- _YOUR TASK_:
Retype the opening lines of the data exactly, stopping after the line that contains "of the income". Skip every picture.

## BEGIN DATA LINES

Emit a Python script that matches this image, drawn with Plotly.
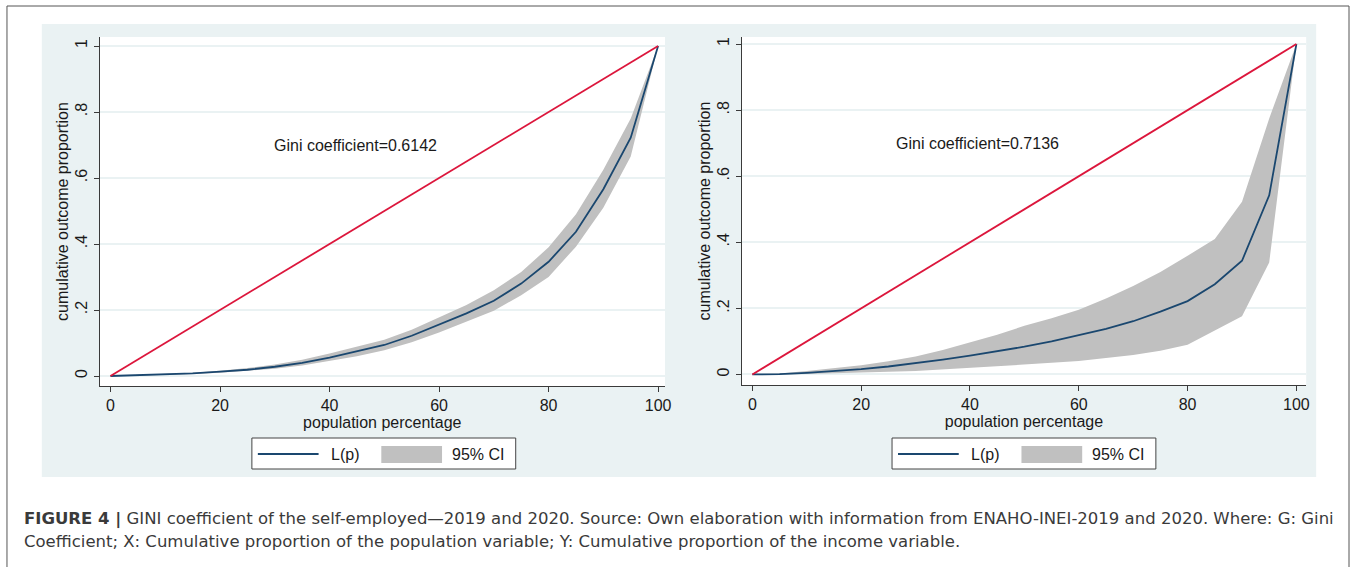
import plotly.graph_objects as go

W, H = 1357, 567

# ---------------- data ----------------
POP = [0, 5, 10, 15, 20, 25, 30, 35, 40, 45, 50, 55, 60, 65, 70, 75, 80, 85, 90, 95, 100]

L_2019 = [0, 0.002, 0.004, 0.008, 0.013, 0.019, 0.028, 0.040, 0.056, 0.074, 0.094,
          0.122, 0.155, 0.190, 0.228, 0.280, 0.346, 0.437, 0.566, 0.722, 1.0]
UP_2019 = [0, 0.003, 0.006, 0.010, 0.016, 0.024, 0.035, 0.049, 0.068, 0.088, 0.110,
           0.140, 0.178, 0.215, 0.260, 0.315, 0.390, 0.490, 0.625, 0.780, 1.0]
LO_2019 = [0, 0.001, 0.003, 0.006, 0.010, 0.015, 0.022, 0.032, 0.045, 0.060, 0.078,
           0.102, 0.132, 0.165, 0.198, 0.245, 0.300, 0.392, 0.510, 0.665, 1.0]

L_2020 = [0, 0.001, 0.005, 0.010, 0.016, 0.024, 0.034, 0.045, 0.057, 0.070, 0.084,
          0.100, 0.118, 0.138, 0.161, 0.190, 0.222, 0.273, 0.344, 0.542, 1.0]
UP_2020 = [0, 0.003, 0.010, 0.018, 0.028, 0.040, 0.054, 0.074, 0.097, 0.120, 0.147,
           0.170, 0.196, 0.230, 0.268, 0.310, 0.359, 0.410, 0.523, 0.775, 1.0]
LO_2020 = [0, 0.000, 0.001, 0.003, 0.005, 0.008, 0.010, 0.014, 0.018, 0.024, 0.030,
           0.035, 0.041, 0.050, 0.059, 0.072, 0.090, 0.133, 0.176, 0.339, 1.0]

EQUALITY_X = [0, 100]
EQUALITY_Y = [0, 1]

GINI_LABELS = ["Gini coefficient=0.6142", "Gini coefficient=0.7136"]
X_TICKS = [0, 20, 40, 60, 80, 100]
Y_TICKS = [0, 0.2, 0.4, 0.6, 0.8, 1]
Y_TICKTEXT = ["0", ".2", ".4", ".6", ".8", "1"]
X_TITLE = "population percentage"
Y_TITLE = "cumulative outcome proportion"
LEGEND_LABELS = ["L(p)", "95% CI"]
CAPTION_BOLD = "FIGURE 4 |"
CAPTION_1 = (" GINI coefficient of the self-employed\u20142019 and 2020. Source: Own elaboration "
             "with information from ENAHO-INEI-2019 and 2020. Where: G: Gini")
CAPTION_2 = ("Coefficient; X: Cumulative proportion of the population variable; "
             "Y: Cumulative proportion of the income variable.")

# ---------------- styles ----------------
FONT = "Liberation Sans, Arial, sans-serif"
CAP_FONT = "DejaVu Sans, sans-serif"
NAVY = "rgb(26,71,111)"
RED = "rgb(220,22,60)"
CI_FILL = "rgb(192,192,192)"
PANEL_BG = "rgb(234,242,243)"
GRID = "rgb(234,242,243)"
AXIS = "#3a3a3a"
TXT = "#1a1a1a"


def px(x):
    return x / W


def py(y):
    return 1 - y / H


panels = [
    dict(x0=100, x1=668, y0=37, y1=386, xr=[-2.0, 101.27], yr=[-0.0303, 1.0273],
         L=L_2019, UP=UP_2019, LO=LO_2019, gini=GINI_LABELS[0], gx=44.8, leg=253),
    dict(x0=745, x1=1312, y0=37, y1=385, xr=[-1.96, 101.8], yr=[-0.032, 1.0213],
         L=L_2020, UP=UP_2020, LO=LO_2020, gini=GINI_LABELS[1], gx=41.3, leg=896),
]

fig = go.Figure()
shapes = []
annotations = []

# page frame and grey graph region
shapes.append(dict(type="rect", xref="paper", yref="paper", x0=px(7), x1=px(1355),
                   y0=-0.3, y1=py(6), line=dict(color="#555555", width=1),
                   fillcolor="rgba(0,0,0,0)", layer="below"))
shapes.append(dict(type="rect", xref="paper", yref="paper", x0=px(42), x1=px(1322),
                   y0=py(477), y1=py(24), line=dict(width=0), fillcolor=PANEL_BG,
                   layer="below"))

for i, p in enumerate(panels):
    sfx = "" if i == 0 else str(i + 1)
    xa, ya = "x" + sfx, "y" + sfx

    # white plot region
    shapes.append(dict(type="rect", xref="paper", yref="paper", x0=px(p["x0"]),
                       x1=px(p["x1"]), y0=py(p["y1"]), y1=py(p["y0"]),
                       line=dict(width=0), fillcolor="white", layer="below"))

    fig.add_trace(go.Scatter(
        x=POP + POP[::-1], y=p["UP"] + p["LO"][::-1], fill="toself",
        fillcolor=CI_FILL, line=dict(width=0), mode="lines", name=LEGEND_LABELS[1],
        showlegend=False, hoverinfo="skip", xaxis=xa, yaxis=ya))
    fig.add_trace(go.Scatter(
        x=POP, y=p["L"], mode="lines", line=dict(color=NAVY, width=1.8),
        name=LEGEND_LABELS[0], showlegend=False, xaxis=xa, yaxis=ya))
    fig.add_trace(go.Scatter(
        x=EQUALITY_X, y=EQUALITY_Y, mode="lines", line=dict(color=RED, width=1.8),
        showlegend=False, xaxis=xa, yaxis=ya))

    axis_common = dict(ticks="outside", ticklen=5, tickwidth=1, tickcolor=AXIS,
                       showline=True, linecolor=AXIS, linewidth=1, zeroline=False,
                       tickfont=dict(family=FONT, size=16, color=TXT),
                       title_font=dict(family=FONT, size=16, color=TXT))
    fig.update_layout(**{
        "xaxis" + sfx: dict(domain=[px(p["x0"]), px(p["x1"])], range=p["xr"],
                            tickvals=X_TICKS, showgrid=False, anchor=ya,
                            title=dict(text=X_TITLE, standoff=0), **axis_common),
        "yaxis" + sfx: dict(domain=[py(p["y1"]), py(p["y0"])], range=p["yr"],
                            tickvals=Y_TICKS, ticktext=Y_TICKTEXT, tickangle=-90,
                            showgrid=True, gridcolor=GRID, gridwidth=2, anchor=xa,
                            title=dict(text=Y_TITLE, standoff=0), **axis_common),
    })

    annotations.append(dict(xref=xa, yref=ya, x=p["gx"], y=0.7, text=p["gini"],
                            showarrow=False, xanchor="center", yanchor="middle",
                            font=dict(family=FONT, size=16, color=TXT)))

    # legend box
    L0 = p["leg"]
    shapes.append(dict(type="rect", xref="paper", yref="paper", x0=px(L0), x1=px(L0 + 265),
                       y0=py(469), y1=py(438), line=dict(color="#444", width=1),
                       fillcolor="white", layer="above"))
    shapes.append(dict(type="line", xref="paper", yref="paper", x0=px(L0 + 6),
                       x1=px(L0 + 67), y0=py(454), y1=py(454),
                       line=dict(color=NAVY, width=1.8), layer="above"))
    shapes.append(dict(type="rect", xref="paper", yref="paper", x0=px(L0 + 130),
                       x1=px(L0 + 191), y0=py(463), y1=py(446), line=dict(width=0),
                       fillcolor=CI_FILL, layer="above"))
    annotations.append(dict(xref="paper", yref="paper", x=px(L0 + 77), y=py(454),
                            text=LEGEND_LABELS[0], showarrow=False, xanchor="left",
                            yanchor="middle", font=dict(family=FONT, size=16, color=TXT)))
    annotations.append(dict(xref="paper", yref="paper", x=px(L0 + 199), y=py(454),
                            text=LEGEND_LABELS[1], showarrow=False, xanchor="left",
                            yanchor="middle", font=dict(family=FONT, size=16, color=TXT)))

# caption
annotations.append(dict(xref="paper", yref="paper", x=px(22), y=py(519),
                        text="<b>" + CAPTION_BOLD + "</b>" + CAPTION_1, showarrow=False,
                        xanchor="left", yanchor="middle",
                        font=dict(family=CAP_FONT, size=16.5, color="#3a3a3a")))
annotations.append(dict(xref="paper", yref="paper", x=px(22), y=py(541),
                        text=CAPTION_2, showarrow=False, xanchor="left", yanchor="middle",
                        font=dict(family=CAP_FONT, size=16.5, color="#3a3a3a")))

fig.update_layout(width=W, height=H, autosize=False,
                  margin=dict(l=0, r=0, t=0, b=0, pad=0),
                  paper_bgcolor="white", plot_bgcolor="white",
                  showlegend=False, shapes=shapes, annotations=annotations,
                  font=dict(family=FONT, color=TXT))

fig.write_html("out.html", config={"displayModeBar": False},
               post_script="document.body.style.margin='0';document.body.style.overflow='hidden';")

## END DATA LINES

- _THE RESPONSE_:
Emit a Python script that matches this image, drawn with Plotly.
import plotly.graph_objects as go

W, H = 1357, 567

# ---------------- data ----------------
POP = [0, 5, 10, 15, 20, 25, 30, 35, 40, 45, 50, 55, 60, 65, 70, 75, 80, 85, 90, 95, 100]

L_2019 = [0, 0.002, 0.004, 0.008, 0.013, 0.019, 0.028, 0.040, 0.056, 0.074, 0.094,
          0.122, 0.155, 0.190, 0.228, 0.280, 0.346, 0.437, 0.566, 0.722, 1.0]
UP_2019 = [0, 0.003, 0.006, 0.010, 0.016, 0.024, 0.035, 0.049, 0.068, 0.088, 0.110,
           0.140, 0.178, 0.215, 0.260, 0.315, 0.390, 0.490, 0.625, 0.780, 1.0]
LO_2019 = [0, 0.001, 0.003, 0.006, 0.010, 0.015, 0.022, 0.032, 0.045, 0.060, 0.078,
           0.102, 0.132, 0.165, 0.198, 0.245, 0.300, 0.392, 0.510, 0.665, 1.0]

L_2020 = [0, 0.001, 0.005, 0.010, 0.016, 0.024, 0.034, 0.045, 0.057, 0.070, 0.084,
          0.100, 0.118, 0.138, 0.161, 0.190, 0.222, 0.273, 0.344, 0.542, 1.0]
UP_2020 = [0, 0.003, 0.010, 0.018, 0.028, 0.040, 0.054, 0.074, 0.097, 0.120, 0.147,
           0.170, 0.196, 0.230, 0.268, 0.310, 0.359, 0.410, 0.523, 0.775, 1.0]
LO_2020 = [0, 0.000, 0.001, 0.003, 0.005, 0.008, 0.010, 0.014, 0.018, 0.024, 0.030,
           0.035, 0.041, 0.050, 0.059, 0.072, 0.090, 0.133, 0.176, 0.339, 1.0]

EQUALITY_X = [0, 100]
EQUALITY_Y = [0, 1]

GINI_LABELS = ["Gini coefficient=0.6142", "Gini coefficient=0.7136"]
X_TICKS = [0, 20, 40, 60, 80, 100]
Y_TICKS = [0, 0.2, 0.4, 0.6, 0.8, 1]
Y_TICKTEXT = ["0", ".2", ".4", ".6", ".8", "1"]
X_TITLE = "population percentage"
Y_TITLE = "cumulative outcome proportion"
LEGEND_LABELS = ["L(p)", "95% CI"]
CAPTION_BOLD = "FIGURE 4 |"
CAPTION_1 = (" GINI coefficient of the self-employed\u20142019 and 2020. Source: Own elaboration "
             "with information from ENAHO-INEI-2019 and 2020. Where: G: Gini")
CAPTION_2 = ("Coefficient; X: Cumulative proportion of the population variable; "
             "Y: Cumulative proportion of the income variable.")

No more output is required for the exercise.